In Deep Sleep – Kritik

Jede Einstellung ein Gemälde, jedes Bild eine Narbe. Regisseurin Maria Ignatenko entwirft mit In Deep Sleep eine Welt im Nebel, der Protagonist bewegt sich durch triefnasse Bilder in einem durch und durch trockenen Film.

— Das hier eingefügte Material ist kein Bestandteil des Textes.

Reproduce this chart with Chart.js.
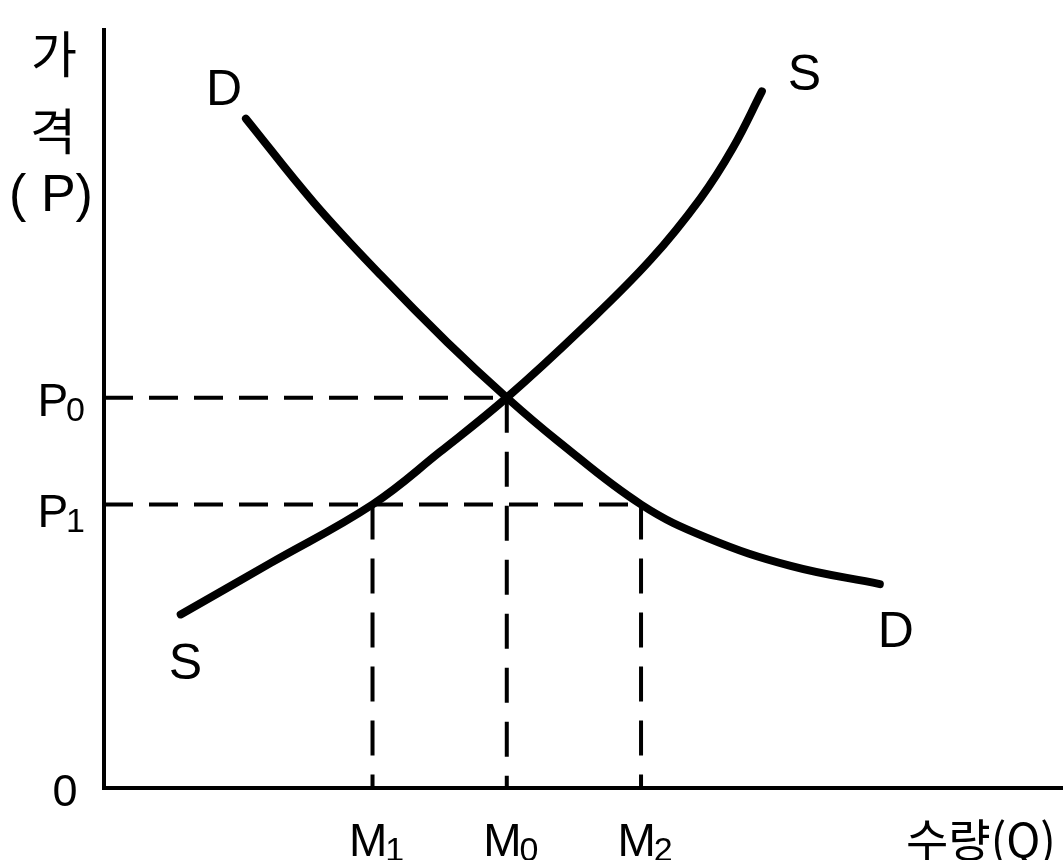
<!DOCTYPE html>
<html>
<head>
<meta charset="utf-8">
<script src="https://cdn.jsdelivr.net/npm/chart.js@4"></script>
<style>
  body { margin: 0; background: #fff; }
  canvas { display: block; }
</style>
</head>
<body>
<canvas id="sdChart" width="1063" height="860"></canvas>
<script>
// Demand / supply curve points (quantity, price)
const demandQ = [14.8, 21.9, 28.9, 35.8, 42, 47.3, 56, 62.9, 71.6, 80.9];
const demandP = [88.3, 77.2, 67.6, 58.8, 51.5, 45.8, 37.4, 33.0, 29.3, 26.9];
const supplyQ = [8, 17.4, 28, 35, 42, 50, 57, 62.2, 65.6, 68.6];
const supplyP = [22.9, 29.7, 37.4, 44.3, 51.5, 60.8, 69.7, 77.8, 84.5, 91.9];

// Marked levels
const priceLevels = [51.5, 37.4];          // P0, P1
const priceLabels = ['P', 'P'];
const priceSubs = ['0', '1'];
const qtyLevels = [28, 42, 56];            // M1, M0, M2
const qtyLabels = ['M', 'M', 'M'];
const qtySubs = ['1', '0', '2'];

const toPoints = (xs, ys) => xs.map((x, i) => ({ x: x, y: ys[i] }));

const guideStyle = {
    borderColor: '#000',
    borderWidth: 4,
    borderDash: [29, 16],
    pointRadius: 0,
    tension: 0,
    order: 2
};

// dashed guides: P0 to M0, P1 to M2, and drops from each M down to the axis
const guides = [
    { data: [{ x: 0, y: priceLevels[0] }, { x: qtyLevels[1], y: priceLevels[0] }] },
    { data: [{ x: 0, y: priceLevels[1] }, { x: qtyLevels[2], y: priceLevels[1] }] },
    { data: [{ x: qtyLevels[0], y: priceLevels[1] }, { x: qtyLevels[0], y: 0 }], borderDash: [35, 19] },
    { data: [{ x: qtyLevels[1], y: priceLevels[0] }, { x: qtyLevels[1], y: 0 }], borderDash: [35, 19] },
    { data: [{ x: qtyLevels[2], y: priceLevels[1] }, { x: qtyLevels[2], y: 0 }], borderDash: [35, 19] }
].map(g => Object.assign({}, guideStyle, g));

const curveStyle = {
    borderColor: '#000',
    borderWidth: 8,
    pointRadius: 0,
    tension: 0.4,
    borderCapStyle: 'round',
    borderJoinStyle: 'round',
    order: 1
};

const LATIN = '"Liberation Sans", Arial, sans-serif';
const HANGUL = '"Noto Sans CJK KR", sans-serif';

function subText(ctx, main, sub, x, y, size, align) {
    const subSize = Math.round(size * 0.74);
    ctx.font = size + 'px ' + LATIN;
    const w1 = ctx.measureText(main).width;
    ctx.font = subSize + 'px ' + LATIN;
    const w2 = ctx.measureText(sub).width;
    let left = x;
    if (align === 'right') left = x - w1 - w2;
    if (align === 'center') left = x - (w1 + w2) / 2;
    ctx.textAlign = 'left';
    ctx.textBaseline = 'alphabetic';
    ctx.font = size + 'px ' + LATIN;
    ctx.fillText(main, left, y);
    ctx.font = subSize + 'px ' + LATIN;
    ctx.fillText(sub, left + w1 - 2, y + 5);
}

const labelPlugin = {
    id: 'labels',
    afterDraw(chart) {
        const ctx = chart.ctx;
        const xs = chart.scales.x;
        const ys = chart.scales.y;
        const left = chart.chartArea.left;
        const bottom = chart.chartArea.bottom;
        ctx.save();
        ctx.fillStyle = '#000';

        // axis titles
        ctx.textAlign = 'center';
        ctx.textBaseline = 'middle';
        ctx.font = '50px ' + HANGUL;
        ctx.fillText('가', 54, 54);
        ctx.fillText('격', 53, 131);
        ctx.font = '52px ' + LATIN;
        ctx.fillText('( P)', 51, 197);
        ctx.font = '46px ' + HANGUL;
        ctx.textAlign = 'left';
        ctx.fillText('수량(Q)', 906, 840);

        // origin
        ctx.textAlign = 'center';
        ctx.textBaseline = 'alphabetic';
        ctx.font = '45px ' + LATIN;
        ctx.fillText('0', 65, bottom + 18);

        priceLevels.forEach((p, i) => {
            subText(ctx, priceLabels[i], priceSubs[i], left - 17, ys.getPixelForValue(p) + 18 + i * 4, 46, 'right');
        });
        qtyLevels.forEach((q, i) => {
            subText(ctx, qtyLabels[i], qtySubs[i], xs.getPixelForValue(q) + 5, bottom + 68, 46, 'center');
        });

        // curve end labels
        ctx.font = '50px ' + LATIN;
        ctx.textAlign = 'left';
        const dFirst = { x: xs.getPixelForValue(demandQ[0]), y: ys.getPixelForValue(demandP[0]) };
        const dLast = { x: xs.getPixelForValue(demandQ[demandQ.length - 1]), y: ys.getPixelForValue(demandP[demandP.length - 1]) };
        const sFirst = { x: xs.getPixelForValue(supplyQ[0]), y: ys.getPixelForValue(supplyP[0]) };
        const sLast = { x: xs.getPixelForValue(supplyQ[supplyQ.length - 1]), y: ys.getPixelForValue(supplyP[supplyP.length - 1]) };
        ctx.fillText('D', dFirst.x - 40, dFirst.y - 14);
        ctx.fillText('D', dLast.x - 2, dLast.y + 63);
        ctx.fillText('S', sFirst.x - 12, sFirst.y + 65);
        ctx.fillText('S', sLast.x + 26, sLast.y - 1);
        ctx.restore();
    }
};

const ctx = document.getElementById('sdChart').getContext('2d');
const sdChart = new Chart(ctx, {
    type: 'scatter',
    data: {
        datasets: guides.concat([
            Object.assign({ label: 'D', data: toPoints(demandQ, demandP) }, curveStyle),
            Object.assign({ label: 'S', data: toPoints(supplyQ, supplyP) }, curveStyle)
        ]).map(d => Object.assign({ showLine: true }, d))
    },
    options: {
        responsive: false,
        animation: false,
        layout: { padding: { left: 96, top: 30, right: 0, bottom: 64 } },
        plugins: {
            legend: { display: false },
            tooltip: { enabled: false }
        },
        scales: {
            x: {
                type: 'linear', min: 0, max: 100,
                grid: { display: false },
                ticks: { display: false },
                border: { display: true, color: '#000', width: 4 }
            },
            y: {
                type: 'linear', min: 0, max: 100,
                grid: { display: false },
                ticks: { display: false },
                border: { display: true, color: '#000', width: 4 }
            }
        }
    },
    plugins: [labelPlugin]
});
</script>
</body>
</html>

In Deep Sleep erzählt nicht eigentlich eine Geschichte; als Eckpunkte dienen eine verstorbene Ehefrau und ein Mord. Mehr ist nicht gesagt. Aber präsentiert wird eine Welt von Phantomen in Blaugrau. Victor, wegen Mordes angeklagt und zu lebenslanger Haft verurteilt, bleibt auf der Anklagebank stumm. Er – ist es Victor oder der Film? – passiert Revue. Aber sind es überhaupt Erinnerungen? Oder sind es Visionen? Über das Motiv der Tat erfahren wir so wenig wie über die Welt, in der Victor lebt. Das soziale Milieu der Matrosen, Victor arbeitet offenbar auf hoher See, bleibt grob. Holzschnittartig ist daher der Prolog. Bedürftige Männer und mit Malen übersäte Frauen drücken ihre Leiber aneinander: in den Kajüten, im Speise- und Maschinenraum.

Es folgt das erste Kapitel: The Wife’s Death. Eine Tote im Krankenbett, ein Mann – ein Vater? –, braunes langes Haar, das gestreichelt wird. Jede Einstellung ist nun ein Gemälde: und jedes Bild eine Narbe. Regisseurin Maria Ignatenko entwirft mit In Deep Sleep keine soziale Studie, sondern eine Welt im Nebel, Kondensat des Meeres oder gefrierender Atem, eine Welt jenseits westlichen Fortschrittsglaubens: eine anachronistische Welt des TV. Bildschirme flimmern im Hintergrund. Lampen flackern. Sämtliche Lichtelemente, ob in warmer Zurückhaltung oder klinischer Aufdringlichkeit, durchbrechen das Blau in Grau, schlagen Kanten durch die allgegenwärtige Trübe. Der Abgang der Phantome verkündet den Aufzug der Geister. Schlafende in REM-Phasen. Oder sind es Tote? Zweites Kapitel: The Deep Sleep.

Die Luft ist zum Schneiden dick. Und auch verdorbenes Obst hat einen schimmeligen Überzug. Doch Oberflächen werden ansonsten sparsam eingesetzt. Die Kamera bleibt auf Distanz. Nur hier und da rückt sie nah heran. Dann aber sehr nah – schmerzlich nah. Wieder weibliche Körper, teils halb entblößte Körper, die sich nicht mehr anbieten und von keinem Blick mehr in Besitz genommen werden. Sie liegen herum oder werden aus Fahrzeugen gezogen. In schlafwandlerischer Sicherheit tastet die Kamera den stillgestellten Raum ab. Ohne jemals pietätlos oder voyeuristisch zu sein. Diese Bilder sind keine Stimmungsbilder. Sie sind radikale Tristesse. Ein radikal ästhetisches Programm entfaltet sich vor aller Augen – ohne auch nur im Ansatz ästhetizistisch zu sein. Man möchte schauen, aber auch hören: etwa den Lovesong der verstorbenen Frau. Drittes Kapitel: The Only One Awake. Victor, den Song und alle verbliebenen, nichtmenschlichen, industriellen Geräusche im Ohr, bewegt sich durch triefnasse Bilder in einem durch und durch trockenen Film, dem man ein Publikum nur wünschen kann.